In a Fibonacci sequence

**1, 1, 2, 3, 5, …, F**_{n}, F_{n+1}
define

**R**_{n} = F_{n}/ F_{n-1}
Prove that lim (R

_{n}) as n approaches infinity

is

**.5*(1+sqrt(5))=1.618...**

a.k.a.

**the golden ratio, φ (***phi*).

Point taken, Steve. I didn't think Ady wanted all the gory details.
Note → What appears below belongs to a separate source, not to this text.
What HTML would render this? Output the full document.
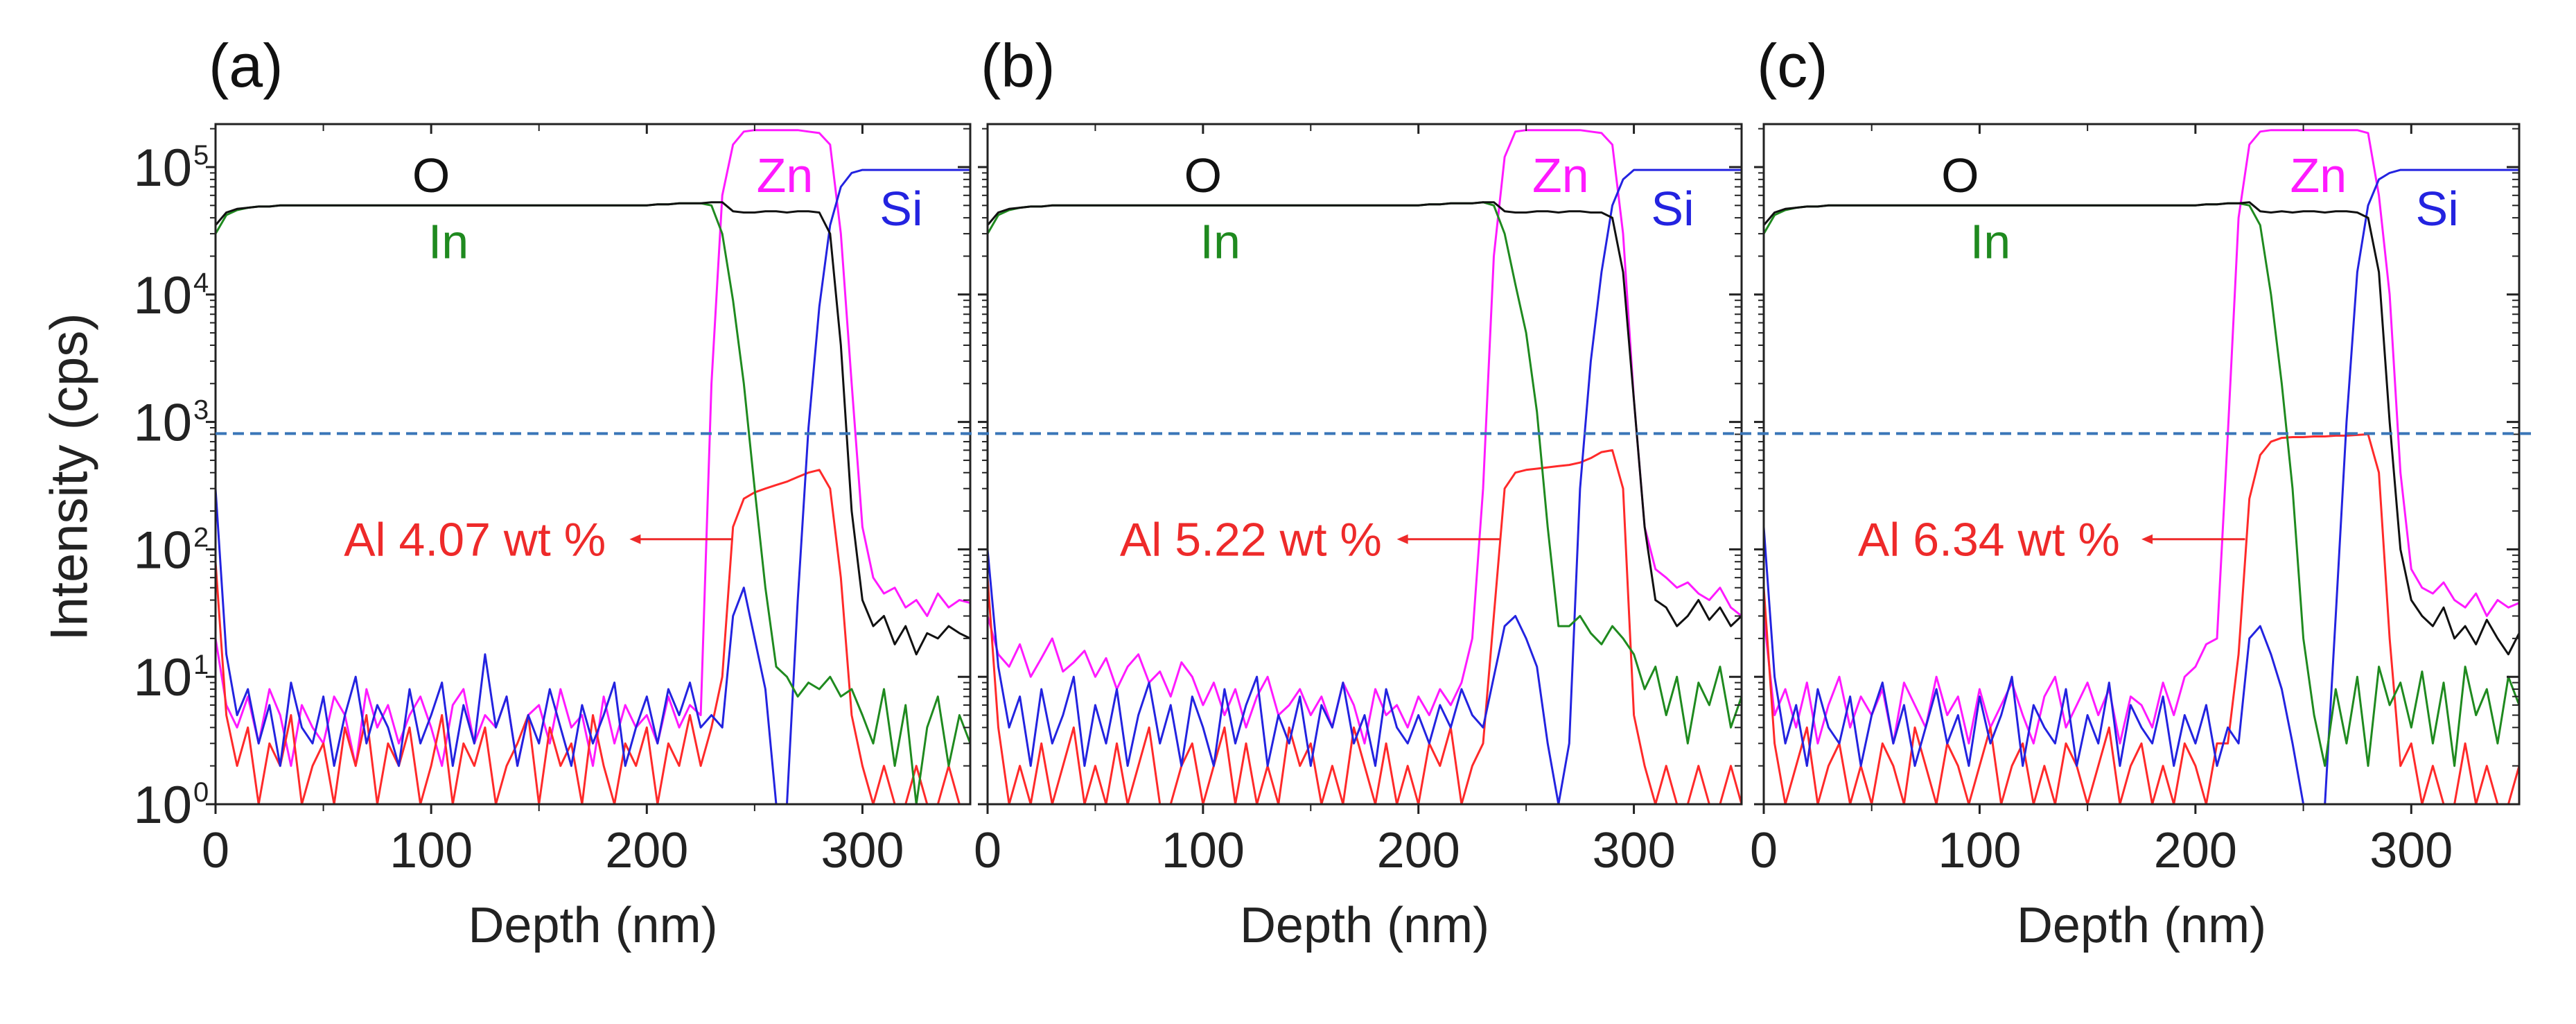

If you can stand the sight of blood, here are the details :-)

Let a = ( 1+ sqr(5))/2 and b = (1 - sqr(5) )/2

a and b are the roots of x = 1 + 1/x

From the Euler-Binet formula, F(n) = (a^n - b^2 ) / sqr(5)

So, F(n+1)/F(n) = (a^(n+1) - b^(n+1)) / (a^n - b^n)

= [(a^(n+1) - ab^n)) + (ab^n - b^(n+1) ] / (a^n - b^n)

= a + b^n (a - b) / (a^n - b^n)

= a + sqr(5) / (k^n - 1) where k = a/b

Now |k| = |1+sqr(5) / (1-sqr(5))| > 1

Hence, lim, n-> inf of F(n+1)/F(n) = a + 0 = a

But a is just phi (for easier notation above.)

So, the required limit exists and = (1+sqr(5))/2 = phi

QED

*Edited on ***September 18, 2015, 3:59 pm**